The ultimate justification for the definition of P as given above is that it allows to derive a master equation for the time dependent probability distribution p(a,t) of the slow variables (or Langevin equations for the slow variables themselves).

To sketch the typical steps, let $\rho(q,t)=\rho_{0}(q)\sigma(q,t)$ denote the time-dependent probability distribution in phase space. The phase space density $\sigma(q,t)$ (as well as $\rho(q,t)$) is a solution of the Liouville equation

$i\frac{\partial}{\partial t}\sigma (q,t)=L\sigma (q,t).$

The crucial step then is to write $\rho_{1}=P\sigma$, $\rho_{2}=(1-P)\sigma$ and to project the Liouville equation onto the slow and the fast subspace,[1]
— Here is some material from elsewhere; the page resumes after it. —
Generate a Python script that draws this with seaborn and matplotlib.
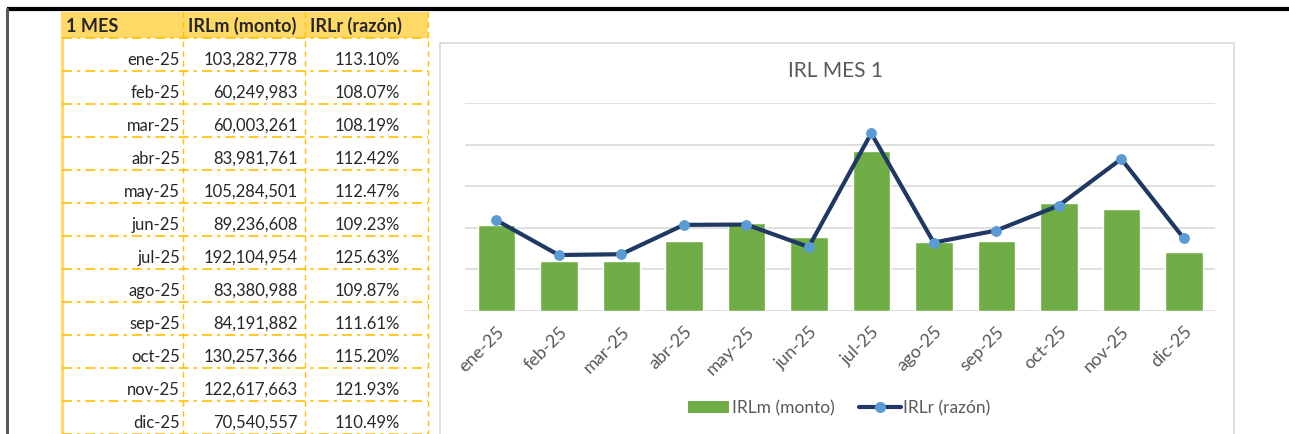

$i\frac{\partial}{\partial t}\rho_{1} =PL\rho_{1}+PL\rho_{2},$
$i\frac{\partial}{\partial t}\rho_{2} =\left(1-P\right) L\rho_{2}+\left(1-P\right)L\rho_{1}.$

Solving the second equation for $\rho_{2}$ and inserting $\rho_{2}(q,t)$ into the first equation gives a closed equation for $\rho _{1}$. The latter equation finally gives an equation for $p(A(q),t)=p_{0}(A(q))\rho_{1}(q,t)$, where $p_{0}(a)$ denotes the equilibrium distribution of the slow variables.

## Discrete set of functions, relation to the Mori projection operator

Instead of expanding the slow part of f(q) in the continuous set Φa(q) = δ(A(q) - a) of functions one also might use some enumerable set of functions Φn(A(q)). If these functions constitute a complete orthonormal function set then the projection operator simply reads

$P\cdot f\left( q\right) =\sum_{n}\left( f,\Phi _{n}\right) \Phi _{n}\left(A\left( q\right) \right).$

A special choice for Φn(A(q)) are orthonormalized linear combinations of the slow variables A(q). This leads to the Mori projection operator.[3] However, the set of linear functions isn't complete, and the orthogonal variables aren't fast or random if nonlinearity in A comes into play.

## References

1. ^ a b c Zwanzig, Robert (1961). "Memory Effects in Irreversible Thermodynamics". Phys. Rev. 124: 983.
2. ^ Grabert, H. (1982). Projection Operator Techniques in Nonequilibrium Statistical Mechanics. Springer Tracts in Modern Physics, 95.
3. ^ a b Mori, H. (1965). "Transport, Collective Motion, and Brownian Motion". Prog. Theor. Phys. 33: 423.